**WORK TO COMPLETE**. Write out each line that follows exactly as it stands, without the pictures.

**GIVEN INFORMATION**.

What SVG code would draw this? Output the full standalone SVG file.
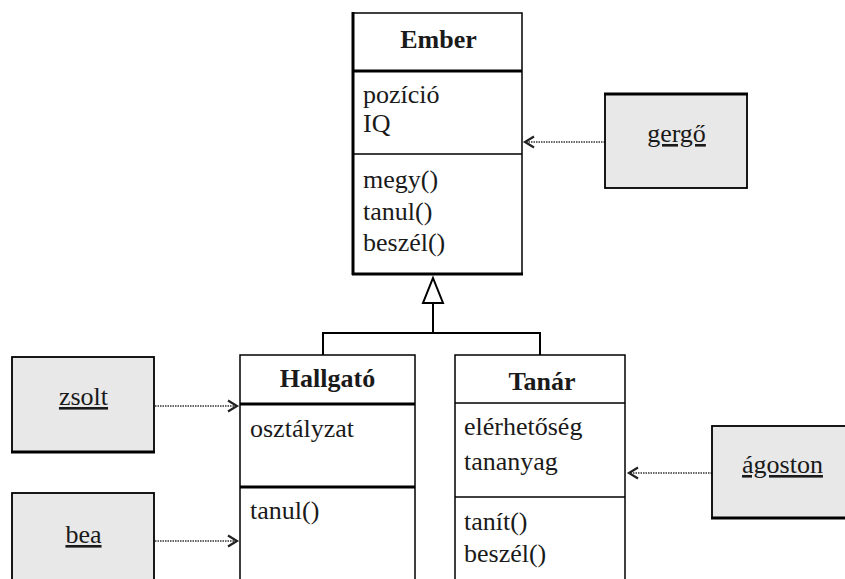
<svg xmlns="http://www.w3.org/2000/svg" width="845" height="579" viewBox="0 0 845 579">
  <style>
    .box { fill: #ffffff; stroke: #000000; stroke-width: 1.5; }
    .inst { fill: #e8e8e8; stroke: #000000; stroke-width: 1.8; }
    .thick { stroke: #000000; stroke-width: 3; fill: none; }
    .thin { stroke: #000000; stroke-width: 1.5; fill: none; }
    .b { font-weight: bold; }
    .u { text-decoration: underline; }
    .m { text-anchor: middle; }
    .dep { stroke: #333333; stroke-width: 1.5; stroke-dasharray: 1.5 1; fill: none; }
    .gen { stroke: #000000; stroke-width: 2; fill: none; }
  </style>
  <defs>
    <marker id="open" markerUnits="userSpaceOnUse" markerWidth="14" markerHeight="16" refX="10" refY="7" orient="auto">
      <path d="M1,1.5 L10,7 L1,12.5" fill="none" stroke="#222222" stroke-width="2.2"/>
    </marker>
  </defs>
  <rect width="845" height="579" fill="#ffffff"/>

  <g id="connectors">
    <line class="dep" x1="605" y1="142" x2="525" y2="142" marker-end="url(#open)"/>
    <line class="dep" x1="155" y1="406" x2="237" y2="406" marker-end="url(#open)"/>
    <line class="dep" x1="155" y1="541" x2="237" y2="541" marker-end="url(#open)"/>
    <line class="dep" x1="712" y1="473" x2="629" y2="473" marker-end="url(#open)"/>
    <g id="generalization">
      <polyline class="gen" points="323,355 323,333 540,333 540,355"/>
      <line class="gen" x1="433" y1="333" x2="433" y2="303"/>
      <polygon points="433,278 443,303 423,303" fill="#ffffff" stroke="#000000" stroke-width="2" stroke-linejoin="miter"/>
    </g>
  </g>

  <g font-family="Liberation Serif, Times New Roman, serif" font-size="26" fill="#1a1a1a">
  <g id="ember">
    <rect class="box" x="353" y="13" width="169" height="261"/>
    <line class="thick" x1="353" y1="71" x2="522" y2="71"/>
    <line class="thin" x1="353" y1="154" x2="522" y2="154"/>
    <line class="thick" x1="353" y1="12" x2="353" y2="275"/>
    <line class="thick" x1="352" y1="274" x2="523" y2="274"/>
    <text class="b m" x="438.5" y="48">Ember</text>
    <text x="363" y="103">pozíció</text>
    <text x="363" y="132">IQ</text>
    <text x="363" y="188">megy()</text>
    <text x="363" y="220">tanul()</text>
    <text x="363" y="251">beszél()</text>
  </g>

  <g id="hallgato">
    <rect class="box" x="240" y="355" width="175" height="240"/>
    <line class="thick" x1="240" y1="404" x2="415" y2="404"/>
    <line class="thick" x1="240" y1="487" x2="415" y2="487"/>
    <text class="b m" x="327.5" y="387">Hallgató</text>
    <text x="250" y="437">osztályzat</text>
    <text x="250" y="519">tanul()</text>
  </g>

  <g id="tanar">
    <rect class="box" x="455" y="355" width="170" height="240"/>
    <line class="thin" x1="455" y1="403" x2="625" y2="403"/>
    <line class="thin" x1="455" y1="497" x2="625" y2="497"/>
    <text class="b m" x="542" y="390">Tanár</text>
    <text x="464" y="435">elérhetőség</text>
    <text x="464" y="470">tananyag</text>
    <text x="464" y="530">tanít()</text>
    <text x="464" y="562">beszél()</text>
  </g>

  <g id="gergo">
    <rect class="inst" x="605" y="94" width="142" height="94"/>
    <line class="thick" x1="604" y1="94" x2="748" y2="94"/>
    <text class="u m" x="676.5" y="142">gergő</text>
  </g>

  <g id="zsolt">
    <rect class="inst" x="12" y="357" width="142" height="95"/>
    <line class="thick" x1="11" y1="452" x2="155" y2="452"/>
    <text class="u m" x="83.5" y="405">zsolt</text>
  </g>

  <g id="bea">
    <rect class="inst" x="12" y="493" width="142" height="100"/>
    <text class="u m" x="83.5" y="543">bea</text>
  </g>

  <g id="agoston">
    <rect class="inst" x="712" y="426" width="140" height="92"/>
    <line class="thick" x1="711" y1="518" x2="850" y2="518"/>
    <text class="u m" x="782.5" y="473">ágoston</text>
  </g>
  </g>
</svg>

**FINISHED EXERCISE**.
What SVG code would draw this? Output the full standalone SVG file.
<svg xmlns="http://www.w3.org/2000/svg" width="845" height="579" viewBox="0 0 845 579">
  <style>
    .box { fill: #ffffff; stroke: #000000; stroke-width: 1.5; }
    .inst { fill: #e8e8e8; stroke: #000000; stroke-width: 1.8; }
    .thick { stroke: #000000; stroke-width: 3; fill: none; }
    .thin { stroke: #000000; stroke-width: 1.5; fill: none; }
    .b { font-weight: bold; }
    .u { text-decoration: underline; }
    .m { text-anchor: middle; }
    .dep { stroke: #333333; stroke-width: 1.5; stroke-dasharray: 1.5 1; fill: none; }
    .gen { stroke: #000000; stroke-width: 2; fill: none; }
  </style>
  <defs>
    <marker id="open" markerUnits="userSpaceOnUse" markerWidth="14" markerHeight="16" refX="10" refY="7" orient="auto">
      <path d="M1,1.5 L10,7 L1,12.5" fill="none" stroke="#222222" stroke-width="2.2"/>
    </marker>
  </defs>
  <rect width="845" height="579" fill="#ffffff"/>

  <g id="connectors">
    <line class="dep" x1="605" y1="142" x2="525" y2="142" marker-end="url(#open)"/>
    <line class="dep" x1="155" y1="406" x2="237" y2="406" marker-end="url(#open)"/>
    <line class="dep" x1="155" y1="541" x2="237" y2="541" marker-end="url(#open)"/>
    <line class="dep" x1="712" y1="473" x2="629" y2="473" marker-end="url(#open)"/>
    <g id="generalization">
      <polyline class="gen" points="323,355 323,333 540,333 540,355"/>
      <line class="gen" x1="433" y1="333" x2="433" y2="303"/>
      <polygon points="433,278 443,303 423,303" fill="#ffffff" stroke="#000000" stroke-width="2" stroke-linejoin="miter"/>
    </g>
  </g>

  <g font-family="Liberation Serif, Times New Roman, serif" font-size="26" fill="#1a1a1a">
  <g id="ember">
    <rect class="box" x="353" y="13" width="169" height="261"/>
    <line class="thick" x1="353" y1="71" x2="522" y2="71"/>
    <line class="thin" x1="353" y1="154" x2="522" y2="154"/>
    <line class="thick" x1="353" y1="12" x2="353" y2="275"/>
    <line class="thick" x1="352" y1="274" x2="523" y2="274"/>
    <text class="b m" x="438.5" y="48">Ember</text>
    <text x="363" y="103">pozíció</text>
    <text x="363" y="132">IQ</text>
    <text x="363" y="188">megy()</text>
    <text x="363" y="220">tanul()</text>
    <text x="363" y="251">beszél()</text>
  </g>

  <g id="hallgato">
    <rect class="box" x="240" y="355" width="175" height="240"/>
    <line class="thick" x1="240" y1="404" x2="415" y2="404"/>
    <line class="thick" x1="240" y1="487" x2="415" y2="487"/>
    <text class="b m" x="327.5" y="387">Hallgató</text>
    <text x="250" y="437">osztályzat</text>
    <text x="250" y="519">tanul()</text>
  </g>

  <g id="tanar">
    <rect class="box" x="455" y="355" width="170" height="240"/>
    <line class="thin" x1="455" y1="403" x2="625" y2="403"/>
    <line class="thin" x1="455" y1="497" x2="625" y2="497"/>
    <text class="b m" x="542" y="390">Tanár</text>
    <text x="464" y="435">elérhetőség</text>
    <text x="464" y="470">tananyag</text>
    <text x="464" y="530">tanít()</text>
    <text x="464" y="562">beszél()</text>
  </g>

  <g id="gergo">
    <rect class="inst" x="605" y="94" width="142" height="94"/>
    <line class="thick" x1="604" y1="94" x2="748" y2="94"/>
    <text class="u m" x="676.5" y="142">gergő</text>
  </g>

  <g id="zsolt">
    <rect class="inst" x="12" y="357" width="142" height="95"/>
    <line class="thick" x1="11" y1="452" x2="155" y2="452"/>
    <text class="u m" x="83.5" y="405">zsolt</text>
  </g>

  <g id="bea">
    <rect class="inst" x="12" y="493" width="142" height="100"/>
    <text class="u m" x="83.5" y="543">bea</text>
  </g>

  <g id="agoston">
    <rect class="inst" x="712" y="426" width="140" height="92"/>
    <line class="thick" x1="711" y1="518" x2="850" y2="518"/>
    <text class="u m" x="782.5" y="473">ágoston</text>
  </g>
  </g>
</svg>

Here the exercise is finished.